Collected material:
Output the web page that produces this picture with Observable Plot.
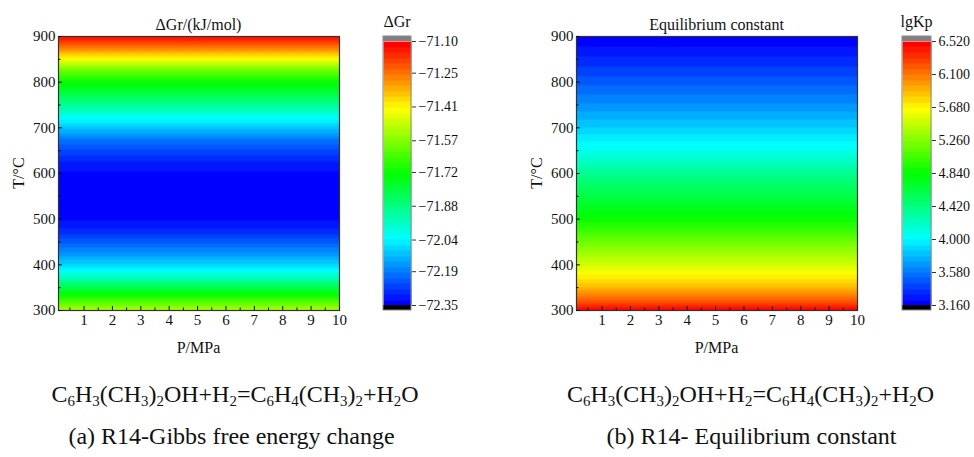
<!DOCTYPE html>
<html><head><meta charset="utf-8">
<script src="https://cdn.jsdelivr.net/npm/d3@7"></script>
<script src="https://cdn.jsdelivr.net/npm/@observablehq/plot@0.6"></script>
<style>
body{margin:0;background:#fff;}
#root{position:relative;width:974px;height:457px;overflow:hidden;font-family:"Liberation Serif","Times New Roman",serif;color:#111;background:#fff;}
#root svg{position:absolute;overflow:visible;}
.t{position:absolute;white-space:nowrap;text-align:center;line-height:1;}
sub{font-size:0.62em;vertical-align:-0.3em;line-height:0;}
</style></head><body><div id="root"></div>
<script>
// ---- data ----
const pressures = [0.1, 10];                       // MPa (values do not vary with P)
const temperatures = [300,325,350,375,400,425,450,475,500,525,550,575,600,625,650,675,700,725,750,775,800,825,850,875,900];
const deltaG = [-71.52,-71.67,-71.81,-71.97,-72.08,-72.16,-72.23,-72.29,-72.33,-72.35,-72.35,-72.35,-72.33,-72.30,-72.25,-72.19,-72.10,-72.01,-71.90,-71.80,-71.72,-71.60,-71.43,-71.26,-71.12];
const lgKp = [6.50,6.15,5.90,5.70,5.52,5.35,5.20,5.02,4.86,4.74,4.62,4.50,4.38,4.22,4.07,3.98,3.86,3.76,3.66,3.57,3.48,3.40,3.32,3.24,3.16];
const pTicks = [1,2,3,4,5,6,7,8,9,10];
const pMinor = [0.5,1.5,2.5,3.5,4.5,5.5,6.5,7.5,8.5,9.5];
const tTicks = [300,400,500,600,700,800,900];
const tMinor = [350,450,550,650,750,850];
const dGTicks = [-71.10,-71.25,-71.41,-71.57,-71.72,-71.88,-72.04,-72.19,-72.35];
const lgKpTicks = [6.520,6.100,5.680,5.260,4.840,4.420,4.000,3.580,3.160];

const rainbow = d3.piecewise(d3.interpolateRgb, ["#0000ff","#00ffff","#00ff00","#ffff00","#ff0000"]);
const nLevels = 48;
const FONT = '"Liberation Serif","Times New Roman",serif';
const root = document.getElementById("root");

function addText(html, cx, baseline, fs, opts = {}) {
  const d = document.createElement("div");
  d.className = "t";
  d.innerHTML = html;
  d.style.fontSize = fs + "px";
  d.style.width = "600px";
  d.style.left = (cx - 300) + "px";
  d.style.top = (baseline - 0.8375 * fs) + "px";
  if (opts.rotate) {
    d.style.width = "200px";
    d.style.left = (cx - 100) + "px";
    d.style.top = (opts.cy - fs / 2) + "px";
    d.style.transform = "rotate(-90deg)";
  }
  root.appendChild(d);
}

function panel({x0, values, ticks, fmt, title, cbLabel, cbLeft, cbWidth, cbSvgWidth}) {
  const grid = [];
  temperatures.forEach((T, i) => pressures.forEach(P => grid.push({P, T, v: values[i]})));
  const lo = d3.min(ticks), hi = d3.max(ticks);
  const color = {type: "quantize", domain: [lo, hi], range: d3.quantize(rainbow, nLevels)};
  const style = {fontFamily: FONT, fontSize: "15px", color: "#111", background: "transparent", overflow: "visible"};

  const main = Plot.plot({
    width: 360, height: 360,
    marginLeft: 58, marginRight: 360 - 58 - 281, marginTop: 36, marginBottom: 50,
    style,
    x: {domain: [0.1, 10], label: null},
    y: {domain: [300, 900], label: null},
    color,
    marks: [
      Plot.raster(grid, {x: "P", y: "T", fill: "v", interpolate: "barycentric", x1: 0.1, x2: 10, y1: 300, y2: 900}),
      Plot.frame({stroke: "#333", strokeWidth: 1.2}),
      Plot.axisX(pTicks, {tickSize: -4, tickPadding: 8, label: null, stroke: "#111"}),
      Plot.axisX(pMinor, {tickSize: -2.5, tickFormat: () => "", label: null, stroke: "#111"}),
      Plot.axisY(tTicks, {tickSize: -4, tickPadding: 7, label: null, stroke: "#111"}),
      Plot.axisY(tMinor, {tickSize: -2.5, tickFormat: () => "", label: null, stroke: "#111"})
    ]
  });
  main.style.left = x0 + "px";
  main.style.top = "0px";
  root.appendChild(main);

  const cap = (hi - lo) * 5 / 264;
  const cb = Plot.plot({
    width: cbSvgWidth, height: 360,
    marginLeft: 13, marginRight: cbSvgWidth - 13 - cbWidth, marginTop: 41, marginBottom: 55,
    style: {...style, fontSize: "14px"},
    x: {domain: [0, 1], axis: null},
    y: {domain: [lo, hi], label: null},
    color,
    marks: [
      Plot.raster({fill: (x, y) => y, x1: 0, x2: 1, y1: lo, y2: hi}),
      Plot.rect([0], {x1: 0, x2: 1, y1: hi, y2: hi + cap, fill: "#808080"}),
      Plot.rect([0], {x1: 0, x2: 1, y1: lo - cap, y2: lo, fill: "#000"}),
      Plot.rect([0], {x1: 0, x2: 1, y1: lo - cap, y2: hi + cap, fill: "none", stroke: "#8a8a8a", strokeWidth: 1}),
      Plot.axisY(ticks, {anchor: "right", tickSize: 4, tickPadding: 3, tickFormat: fmt, label: null, stroke: "#333"})
    ]
  });
  cb.style.left = (cbLeft - 13) + "px";
  cb.style.top = "0px";
  root.appendChild(cb);

  const cx = x0 + 58 + 281 / 2;
  addText(title, cx, 30, 16);
  addText("P/MPa", cx, 353, 16);
  addText("T/°C", x0 + 19, 0, 16, {rotate: true, cy: 173});
  addText(cbLabel, cbLeft + cbWidth / 2, 27, 16);
}

panel({x0: 0, values: deltaG, ticks: dGTicks, fmt: d => d.toFixed(2).replace("-", "\u2212"),
  title: "ΔGr/(kJ/mol)", cbLabel: "ΔGr", cbLeft: 383, cbWidth: 28, cbSvgWidth: 100});
panel({x0: 518, values: lgKp, ticks: lgKpTicks, fmt: d => d.toFixed(3),
  title: "Equilibrium constant", cbLabel: "lgKp", cbLeft: 902, cbWidth: 29, cbSvgWidth: 85});

const formula = "C<sub>6</sub>H<sub>3</sub>(CH<sub>3</sub>)<sub>2</sub>OH+H<sub>2</sub>=C<sub>6</sub>H<sub>4</sub>(CH<sub>3</sub>)<sub>2</sub>+H<sub>2</sub>O";
addText(formula, 235, 402, 24);
addText(formula, 750.5, 402, 24);
addText("(a) R14-Gibbs free energy change", 231.5, 444, 24);
addText("(b) R14- Equilibrium constant", 751.5, 444, 24);
</script></body></html>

What you should do: The data above should be repeated exactly, minus any pictures.

Right answer:
Output the web page that produces this picture with Observable Plot.
<!DOCTYPE html>
<html><head><meta charset="utf-8">
<script src="https://cdn.jsdelivr.net/npm/d3@7"></script>
<script src="https://cdn.jsdelivr.net/npm/@observablehq/plot@0.6"></script>
<style>
body{margin:0;background:#fff;}
#root{position:relative;width:974px;height:457px;overflow:hidden;font-family:"Liberation Serif","Times New Roman",serif;color:#111;background:#fff;}
#root svg{position:absolute;overflow:visible;}
.t{position:absolute;white-space:nowrap;text-align:center;line-height:1;}
sub{font-size:0.62em;vertical-align:-0.3em;line-height:0;}
</style></head><body><div id="root"></div>
<script>
// ---- data ----
const pressures = [0.1, 10];                       // MPa (values do not vary with P)
const temperatures = [300,325,350,375,400,425,450,475,500,525,550,575,600,625,650,675,700,725,750,775,800,825,850,875,900];
const deltaG = [-71.52,-71.67,-71.81,-71.97,-72.08,-72.16,-72.23,-72.29,-72.33,-72.35,-72.35,-72.35,-72.33,-72.30,-72.25,-72.19,-72.10,-72.01,-71.90,-71.80,-71.72,-71.60,-71.43,-71.26,-71.12];
const lgKp = [6.50,6.15,5.90,5.70,5.52,5.35,5.20,5.02,4.86,4.74,4.62,4.50,4.38,4.22,4.07,3.98,3.86,3.76,3.66,3.57,3.48,3.40,3.32,3.24,3.16];
const pTicks = [1,2,3,4,5,6,7,8,9,10];
const pMinor = [0.5,1.5,2.5,3.5,4.5,5.5,6.5,7.5,8.5,9.5];
const tTicks = [300,400,500,600,700,800,900];
const tMinor = [350,450,550,650,750,850];
const dGTicks = [-71.10,-71.25,-71.41,-71.57,-71.72,-71.88,-72.04,-72.19,-72.35];
const lgKpTicks = [6.520,6.100,5.680,5.260,4.840,4.420,4.000,3.580,3.160];

const rainbow = d3.piecewise(d3.interpolateRgb, ["#0000ff","#00ffff","#00ff00","#ffff00","#ff0000"]);
const nLevels = 48;
const FONT = '"Liberation Serif","Times New Roman",serif';
const root = document.getElementById("root");

function addText(html, cx, baseline, fs, opts = {}) {
  const d = document.createElement("div");
  d.className = "t";
  d.innerHTML = html;
  d.style.fontSize = fs + "px";
  d.style.width = "600px";
  d.style.left = (cx - 300) + "px";
  d.style.top = (baseline - 0.8375 * fs) + "px";
  if (opts.rotate) {
    d.style.width = "200px";
    d.style.left = (cx - 100) + "px";
    d.style.top = (opts.cy - fs / 2) + "px";
    d.style.transform = "rotate(-90deg)";
  }
  root.appendChild(d);
}

function panel({x0, values, ticks, fmt, title, cbLabel, cbLeft, cbWidth, cbSvgWidth}) {
  const grid = [];
  temperatures.forEach((T, i) => pressures.forEach(P => grid.push({P, T, v: values[i]})));
  const lo = d3.min(ticks), hi = d3.max(ticks);
  const color = {type: "quantize", domain: [lo, hi], range: d3.quantize(rainbow, nLevels)};
  const style = {fontFamily: FONT, fontSize: "15px", color: "#111", background: "transparent", overflow: "visible"};

  const main = Plot.plot({
    width: 360, height: 360,
    marginLeft: 58, marginRight: 360 - 58 - 281, marginTop: 36, marginBottom: 50,
    style,
    x: {domain: [0.1, 10], label: null},
    y: {domain: [300, 900], label: null},
    color,
    marks: [
      Plot.raster(grid, {x: "P", y: "T", fill: "v", interpolate: "barycentric", x1: 0.1, x2: 10, y1: 300, y2: 900}),
      Plot.frame({stroke: "#333", strokeWidth: 1.2}),
      Plot.axisX(pTicks, {tickSize: -4, tickPadding: 8, label: null, stroke: "#111"}),
      Plot.axisX(pMinor, {tickSize: -2.5, tickFormat: () => "", label: null, stroke: "#111"}),
      Plot.axisY(tTicks, {tickSize: -4, tickPadding: 7, label: null, stroke: "#111"}),
      Plot.axisY(tMinor, {tickSize: -2.5, tickFormat: () => "", label: null, stroke: "#111"})
    ]
  });
  main.style.left = x0 + "px";
  main.style.top = "0px";
  root.appendChild(main);

  const cap = (hi - lo) * 5 / 264;
  const cb = Plot.plot({
    width: cbSvgWidth, height: 360,
    marginLeft: 13, marginRight: cbSvgWidth - 13 - cbWidth, marginTop: 41, marginBottom: 55,
    style: {...style, fontSize: "14px"},
    x: {domain: [0, 1], axis: null},
    y: {domain: [lo, hi], label: null},
    color,
    marks: [
      Plot.raster({fill: (x, y) => y, x1: 0, x2: 1, y1: lo, y2: hi}),
      Plot.rect([0], {x1: 0, x2: 1, y1: hi, y2: hi + cap, fill: "#808080"}),
      Plot.rect([0], {x1: 0, x2: 1, y1: lo - cap, y2: lo, fill: "#000"}),
      Plot.rect([0], {x1: 0, x2: 1, y1: lo - cap, y2: hi + cap, fill: "none", stroke: "#8a8a8a", strokeWidth: 1}),
      Plot.axisY(ticks, {anchor: "right", tickSize: 4, tickPadding: 3, tickFormat: fmt, label: null, stroke: "#333"})
    ]
  });
  cb.style.left = (cbLeft - 13) + "px";
  cb.style.top = "0px";
  root.appendChild(cb);

  const cx = x0 + 58 + 281 / 2;
  addText(title, cx, 30, 16);
  addText("P/MPa", cx, 353, 16);
  addText("T/°C", x0 + 19, 0, 16, {rotate: true, cy: 173});
  addText(cbLabel, cbLeft + cbWidth / 2, 27, 16);
}

panel({x0: 0, values: deltaG, ticks: dGTicks, fmt: d => d.toFixed(2).replace("-", "\u2212"),
  title: "ΔGr/(kJ/mol)", cbLabel: "ΔGr", cbLeft: 383, cbWidth: 28, cbSvgWidth: 100});
panel({x0: 518, values: lgKp, ticks: lgKpTicks, fmt: d => d.toFixed(3),
  title: "Equilibrium constant", cbLabel: "lgKp", cbLeft: 902, cbWidth: 29, cbSvgWidth: 85});

const formula = "C<sub>6</sub>H<sub>3</sub>(CH<sub>3</sub>)<sub>2</sub>OH+H<sub>2</sub>=C<sub>6</sub>H<sub>4</sub>(CH<sub>3</sub>)<sub>2</sub>+H<sub>2</sub>O";
addText(formula, 235, 402, 24);
addText(formula, 750.5, 402, 24);
addText("(a) R14-Gibbs free energy change", 231.5, 444, 24);
addText("(b) R14- Equilibrium constant", 751.5, 444, 24);
</script></body></html>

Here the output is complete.